Task requirements:
Return each line of the data below exactly, omitting any pictures.

Recorded data:
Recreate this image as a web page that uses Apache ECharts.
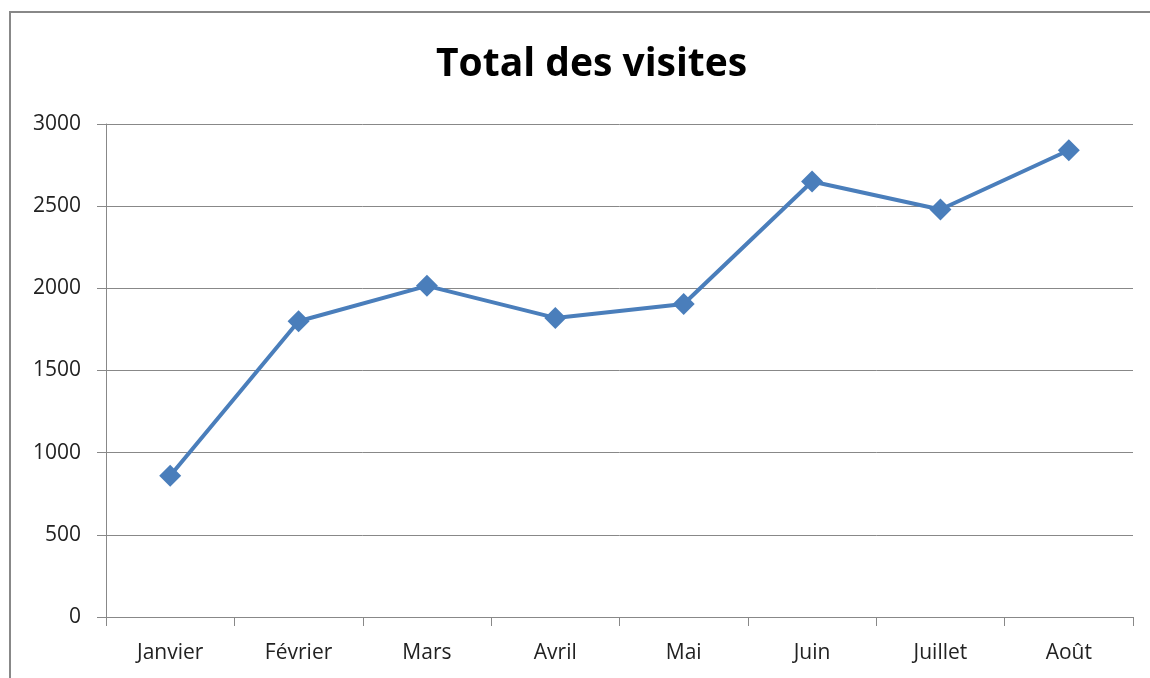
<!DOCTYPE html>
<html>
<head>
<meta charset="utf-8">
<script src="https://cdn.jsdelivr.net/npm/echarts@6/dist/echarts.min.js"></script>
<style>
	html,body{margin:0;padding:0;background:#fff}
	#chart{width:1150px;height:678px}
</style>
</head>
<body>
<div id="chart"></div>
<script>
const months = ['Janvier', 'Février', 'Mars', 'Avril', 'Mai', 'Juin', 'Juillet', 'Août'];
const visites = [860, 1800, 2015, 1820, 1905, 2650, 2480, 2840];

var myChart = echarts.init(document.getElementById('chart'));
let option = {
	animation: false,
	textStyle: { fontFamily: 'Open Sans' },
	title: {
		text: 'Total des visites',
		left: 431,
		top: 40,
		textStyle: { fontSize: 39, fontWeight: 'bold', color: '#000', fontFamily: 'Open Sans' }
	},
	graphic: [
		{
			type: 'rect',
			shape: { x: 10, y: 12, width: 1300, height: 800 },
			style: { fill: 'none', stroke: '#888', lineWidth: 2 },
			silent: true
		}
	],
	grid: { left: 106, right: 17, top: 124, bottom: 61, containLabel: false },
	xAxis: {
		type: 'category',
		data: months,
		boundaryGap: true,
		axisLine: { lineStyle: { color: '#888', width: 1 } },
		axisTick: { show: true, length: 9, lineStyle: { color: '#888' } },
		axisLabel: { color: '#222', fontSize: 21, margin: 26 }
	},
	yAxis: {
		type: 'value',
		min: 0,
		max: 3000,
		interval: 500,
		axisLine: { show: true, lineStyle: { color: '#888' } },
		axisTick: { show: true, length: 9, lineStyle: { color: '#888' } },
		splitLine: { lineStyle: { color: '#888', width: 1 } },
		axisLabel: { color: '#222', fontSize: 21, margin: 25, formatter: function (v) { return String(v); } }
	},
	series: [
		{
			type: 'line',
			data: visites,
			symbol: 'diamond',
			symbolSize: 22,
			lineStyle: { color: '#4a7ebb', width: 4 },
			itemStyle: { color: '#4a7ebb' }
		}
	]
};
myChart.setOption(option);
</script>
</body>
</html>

Solution to the exercise:
Recreate this image as a web page that uses Apache ECharts.
<!DOCTYPE html>
<html>
<head>
<meta charset="utf-8">
<script src="https://cdn.jsdelivr.net/npm/echarts@6/dist/echarts.min.js"></script>
<style>
	html,body{margin:0;padding:0;background:#fff}
	#chart{width:1150px;height:678px}
</style>
</head>
<body>
<div id="chart"></div>
<script>
const months = ['Janvier', 'Février', 'Mars', 'Avril', 'Mai', 'Juin', 'Juillet', 'Août'];
const visites = [860, 1800, 2015, 1820, 1905, 2650, 2480, 2840];

var myChart = echarts.init(document.getElementById('chart'));
let option = {
	animation: false,
	textStyle: { fontFamily: 'Open Sans' },
	title: {
		text: 'Total des visites',
		left: 431,
		top: 40,
		textStyle: { fontSize: 39, fontWeight: 'bold', color: '#000', fontFamily: 'Open Sans' }
	},
	graphic: [
		{
			type: 'rect',
			shape: { x: 10, y: 12, width: 1300, height: 800 },
			style: { fill: 'none', stroke: '#888', lineWidth: 2 },
			silent: true
		}
	],
	grid: { left: 106, right: 17, top: 124, bottom: 61, containLabel: false },
	xAxis: {
		type: 'category',
		data: months,
		boundaryGap: true,
		axisLine: { lineStyle: { color: '#888', width: 1 } },
		axisTick: { show: true, length: 9, lineStyle: { color: '#888' } },
		axisLabel: { color: '#222', fontSize: 21, margin: 26 }
	},
	yAxis: {
		type: 'value',
		min: 0,
		max: 3000,
		interval: 500,
		axisLine: { show: true, lineStyle: { color: '#888' } },
		axisTick: { show: true, length: 9, lineStyle: { color: '#888' } },
		splitLine: { lineStyle: { color: '#888', width: 1 } },
		axisLabel: { color: '#222', fontSize: 21, margin: 25, formatter: function (v) { return String(v); } }
	},
	series: [
		{
			type: 'line',
			data: visites,
			symbol: 'diamond',
			symbolSize: 22,
			lineStyle: { color: '#4a7ebb', width: 4 },
			itemStyle: { color: '#4a7ebb' }
		}
	]
};
myChart.setOption(option);
</script>
</body>
</html>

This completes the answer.